**Exercise prompt:** In the listing below, find every line containing "Write" and copy it out.
★ ★ ★ ★
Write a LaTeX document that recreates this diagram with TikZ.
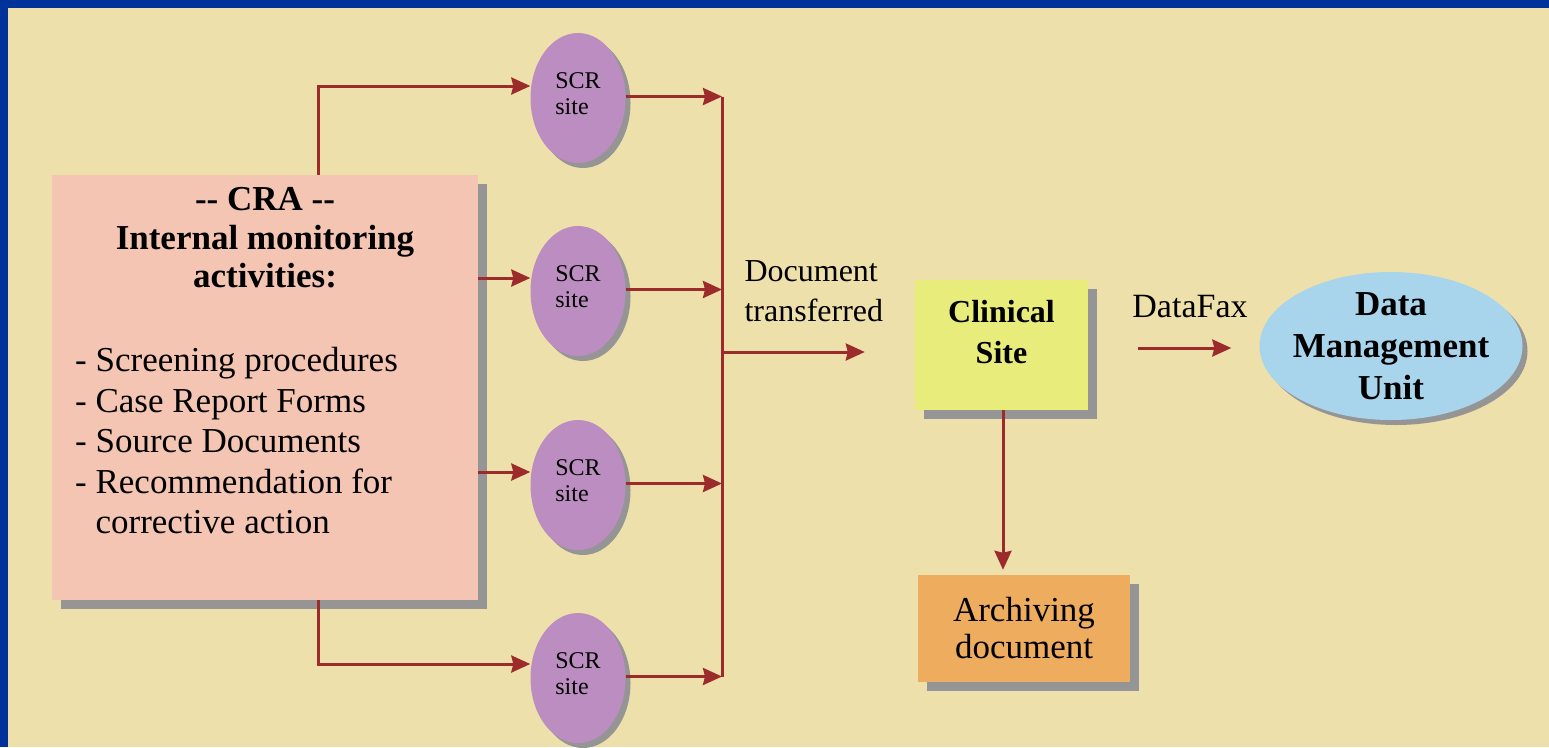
\documentclass[tikz,border=0pt]{standalone}
\usepackage{fontspec}
\setmainfont{Liberation Serif}
\usetikzlibrary{arrows.meta,shapes.geometric,shadows}

\definecolor{frameblue}{HTML}{003399}
\definecolor{slidebg}{HTML}{EEE0AB}
\definecolor{crapink}{HTML}{F5C5B3}
\definecolor{scrpurple}{HTML}{BC8DC0}
\definecolor{clinyellow}{HTML}{E8EC7A}
\definecolor{archorange}{HTML}{EEAC5E}
\definecolor{dmublue}{HTML}{A8D4EC}
\definecolor{shadowgray}{HTML}{959595}
\definecolor{arrowred}{HTML}{9C2B2B}

\tikzset{
  boxshadow/.style={drop shadow={shadow xshift=9pt,shadow yshift=-9pt,fill=shadowgray,opacity=1}},
  ovalshadow/.style={drop shadow={shadow xshift=5pt,shadow yshift=-5pt,fill=shadowgray,opacity=1}},
  scrsite/.style={ellipse,fill=scrpurple,ovalshadow,minimum width=95pt,minimum height=130pt,inner sep=0pt},
  flowline/.style={draw=arrowred,line width=3pt},
  flowarrow/.style={flowline,-{Stealth[length=19pt,width=17pt,inset=2pt]}},
}

\begin{document}
\begin{tikzpicture}[x=1pt,y=-1pt]
        \fill[frameblue] (0,0) rectangle (1549,747);
        \fill[slidebg] (8,8) rectangle (1549,747);
        \useasboundingbox (0,0) rectangle (1549,747);
        % CRA block
        \node[rectangle,fill=crapink,boxshadow,minimum width=426pt,minimum height=425pt] (cra) at (265,387.5) {};
        \node[font=\fontsize{35}{38.5}\bfseries\selectfont,align=center] (crahead) at (265,238) {-{}- CRA -{}-\\Internal monitoring\\activities:};
        \node[font=\fontsize{35}{40.5}\selectfont,align=left,anchor=north west,inner sep=0pt] (cralist) at (75,347.5) {- Screening procedures\\- Case Report Forms\\- Source Documents\\- Recommendation for\\\hphantom{-\ }corrective action};
        % SCR sites
        \foreach \i/\y in {1/98,2/291,3/485,4/678}
            \node[scrsite,label={[font=\fontsize{24}{26}\selectfont,align=left,yshift=4pt]center:SCR\\site}] (scr\i) at (578,\y) {};
        \draw[flowarrow] ([xshift=53pt]cra.north) |- ([yshift=12pt]scr1.west);
        \draw[flowarrow] ([yshift=13pt]scr2.west -| cra.east) -- ([yshift=13pt]scr2.west);
        \draw[flowarrow] ([yshift=13pt]scr3.west -| cra.east) -- ([yshift=13pt]scr3.west);
        \draw[flowarrow] ([xshift=53pt]cra.south) |- ([yshift=14pt]scr4.west);
        % collecting line
        \coordinate (bustop) at (722,97);
        \coordinate (busbot) at (722,677);
        \draw[flowline] (bustop) -- (busbot);
        \foreach \i in {1,...,4}
            \draw[flowarrow] ([yshift=1.5pt]scr\i.east) -- ([yshift=1.5pt]scr\i.east -| bustop);
        % clinical site and the rest
        \node[rectangle,fill=clinyellow,boxshadow,minimum width=173pt,minimum height=130pt,label={[font=\fontsize{32}{41}\bfseries\selectfont,align=center,yshift=13pt]center:Clinical\\Site}] (clin) at (1001.5,345) {};
        \node[font=\fontsize{32}{40}\selectfont,align=left,anchor=west] (doclabel) at (741,291) {Document\\transferred};
        \draw[flowarrow] ([yshift=-7pt]clin.west -| bustop) -- ([xshift=-50pt,yshift=-7pt]clin.west);
        \node[rectangle,fill=archorange,boxshadow,minimum width=212pt,minimum height=107pt,font=\fontsize{35}{37}\selectfont,align=center] (arch) at (1024,628.5) {Archiving\\document};
        \draw[flowarrow,shorten >=5pt] ([xshift=1.5pt]clin.south) -- ([xshift=1.5pt]clin.south |- arch.north);
        \node[ellipse,fill=dmublue,ovalshadow,minimum width=263pt,minimum height=148pt,inner sep=0pt,label={[font=\fontsize{35}{42}\bfseries\selectfont,align=center]center:Data\\Management\\Unit}] (dmu) at (1391,346) {};
        \draw[flowarrow] ([xshift=50pt,yshift=-3pt]clin.east) -- ([xshift=-28pt,yshift=-2pt]dmu.west);
        \node[font=\fontsize{34}{40}\selectfont] (faxlabel) at (1190,307) {DataFax};
\end{tikzpicture}
\end{document}
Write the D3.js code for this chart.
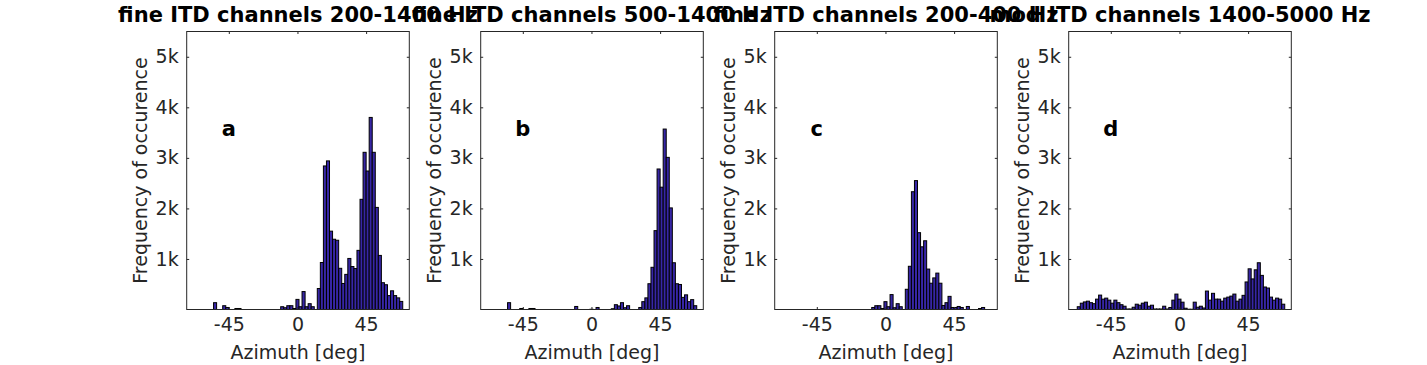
<!DOCTYPE html>
<html>
<head>
<meta charset="utf-8">
<script src="https://cdn.jsdelivr.net/npm/d3@7"></script>
<style>
  body { margin: 0; background: #fff; }
  text { font-family: "DejaVu Sans", sans-serif; fill: #262626; }
</style>
</head>
<body>
<div id="chart"></div>
<script>
// bin centers (deg), 2 deg wide bins
const centers = d3.range(-66, 69, 2);

// counts per bin (68 bins each)
const countsA = [0,0,0,0,0,0,135,0,0,75, 40,0,0,20,20,0,0,0,0,0, 0,0,0,0,0,0,0,0,55,35,
  75,75,20,200,55,355,55,115,55,0, 415,930,2840,2940,1550,1390,1370,815,515,695,
  1010,850,810,1170,2180,3110,2740,3800,3110,2020, 1070,530,490,275,370,275,230,160];
const countsB = [0,0,0,0,0,0,135,0,0,0, 20,0,0,20,20,0,0,0,0,0, 0,0,0,0,0,0,0,0,60,0,
  0,0,0,5,0,40,0,0,0,0, 15,95,70,135,35,75,0,0,0,40,
  155,230,510,835,1560,2780,2420,3570,3010,2010, 925,510,495,240,290,155,195,75];
const countsC = [0,0,0,0,0,0,0,0,0,0, 0,0,0,0,0,0,0,0,0,0, 0,0,0,0,0,0,0,0,0,40,
  75,75,20,155,55,295,35,115,55,0, 400,855,2330,2550,1520,1240,1360,800,520,625,
  720,520,80,135,260,40,40,60,40,0, 60,0,0,0,20,40,0,0];
const countsD = [55,125,150,165,135,115,205,285,205,225, 185,125,185,135,95,65,10,10,45,105,
  85,125,145,65,85,10,10,10,65,10, 40,185,305,205,145,25,5,5,145,45,
  65,30,365,185,320,205,205,165,225,245, 265,305,165,205,280,545,805,605,785,925,
  675,445,425,245,185,225,205,105];

const panelCounts = [countsA, countsB, countsC, countsD];
const titles = ["fine ITD channels 200-1400 Hz", "fine ITD channels 500-1400 Hz",
  "fine ITD channels 200-400 Hz", "mod ITD channels 1400-5000 Hz"];
const letters = ["a", "b", "c", "d"];
const xTicks = [-45, 0, 45];
const yTicks = [1000, 2000, 3000, 4000, 5000];

const svgWidth = 1427;
const svgHeight = 365;

const panel = { left: 186.7, step: 294, width: 222.6, top: 31.5, bottom: 309.5 };

const svg = d3.select("#chart")
  .append("svg")
  .attr("width", svgWidth)
  .attr("height", svgHeight);

const y = d3.scaleLinear()
  .domain([0, 5500])
  .range([panel.bottom, panel.top]);

panelCounts.forEach((counts, i) => {
  const x0 = panel.left + i * panel.step;
  const x = d3.scaleLinear()
    .domain([-72.6, 73.3])
    .range([x0, x0 + panel.width]);

  const g = svg.append("g");
  const bins = centers.map((c, j) => ({ c: c, n: counts[j] })).filter(d => d.n > 0);

  // bars
  g.selectAll("rect.bar")
    .data(bins)
    .enter()
    .append("rect")
    .attr("class", "bar")
    .attr("x", d => x(d.c - 1))
    .attr("y", d => y(d.n))
    .attr("width", d => x(d.c + 1) - x(d.c - 1))
    .attr("height", d => y(0) - y(d.n))
    .attr("fill", "#3726a6")
    .attr("stroke", "#000")
    .attr("stroke-width", 1);

  // axes: ticks inside, on all sides
  const tickIn = 2.5;
  const bottomAxis = d3.axisBottom(x).tickValues(xTicks).tickSize(-tickIn).tickPadding(8)
    .tickFormat(d => String(d));
  const topAxis = d3.axisTop(x).tickValues(xTicks).tickSize(-tickIn).tickFormat("");
  const leftAxis = d3.axisLeft(y).tickValues(yTicks).tickSize(-tickIn).tickPadding(8)
    .tickFormat(d => (d / 1000) + "k");
  const rightAxis = d3.axisRight(y).tickValues(yTicks).tickSize(-tickIn).tickFormat("");

  const axes = [
    g.append("g").attr("transform", `translate(0, ${panel.bottom})`).call(bottomAxis),
    g.append("g").attr("transform", `translate(0, ${panel.top})`).call(topAxis),
    g.append("g").attr("transform", `translate(${x0}, 0)`).call(leftAxis),
    g.append("g").attr("transform", `translate(${x0 + panel.width}, 0)`).call(rightAxis)
  ];
  axes.forEach(a => {
    a.select(".domain").remove();
    a.selectAll("line").attr("stroke", "#262626");
    a.selectAll("text").attr("font-size", "19px").attr("fill", "#262626")
      .attr("font-family", "DejaVu Sans, sans-serif");
  });

  // box
  g.append("rect")
    .attr("x", x0)
    .attr("y", panel.top)
    .attr("width", panel.width)
    .attr("height", panel.bottom - panel.top)
    .attr("fill", "none")
    .attr("stroke", "#262626")
    .attr("stroke-width", 1);

  // axis labels
  g.append("text")
    .attr("x", x0 + panel.width / 2)
    .attr("y", 359)
    .attr("text-anchor", "middle")
    .attr("font-size", "19px")
    .text("Azimuth [deg]");

  g.append("text")
    .attr("transform", `translate(${x0 - 40}, ${(panel.top + panel.bottom) / 2}) rotate(-90)`)
    .attr("text-anchor", "middle")
    .attr("font-size", "19px")
    .text("Frequency of occurence");

  // panel letter
  g.append("text")
    .attr("x", x(-45))
    .attr("y", y(3600) + 8)
    .attr("text-anchor", "middle")
    .attr("font-size", "21px")
    .attr("font-weight", "bold")
    .style("fill", "#000")
    .text(letters[i]);

  // title
  g.append("text")
    .attr("x", x0 + panel.width / 2)
    .attr("y", 22)
    .attr("text-anchor", "middle")
    .attr("font-size", "21px")
    .attr("font-weight", "bold")
    .style("fill", "#000")
    .text(titles[i]);
});
</script>
</body>
</html>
★ ★ ★ ★
**Written response:**
Write a LaTeX document that recreates this diagram with TikZ.
Write the D3.js code for this chart.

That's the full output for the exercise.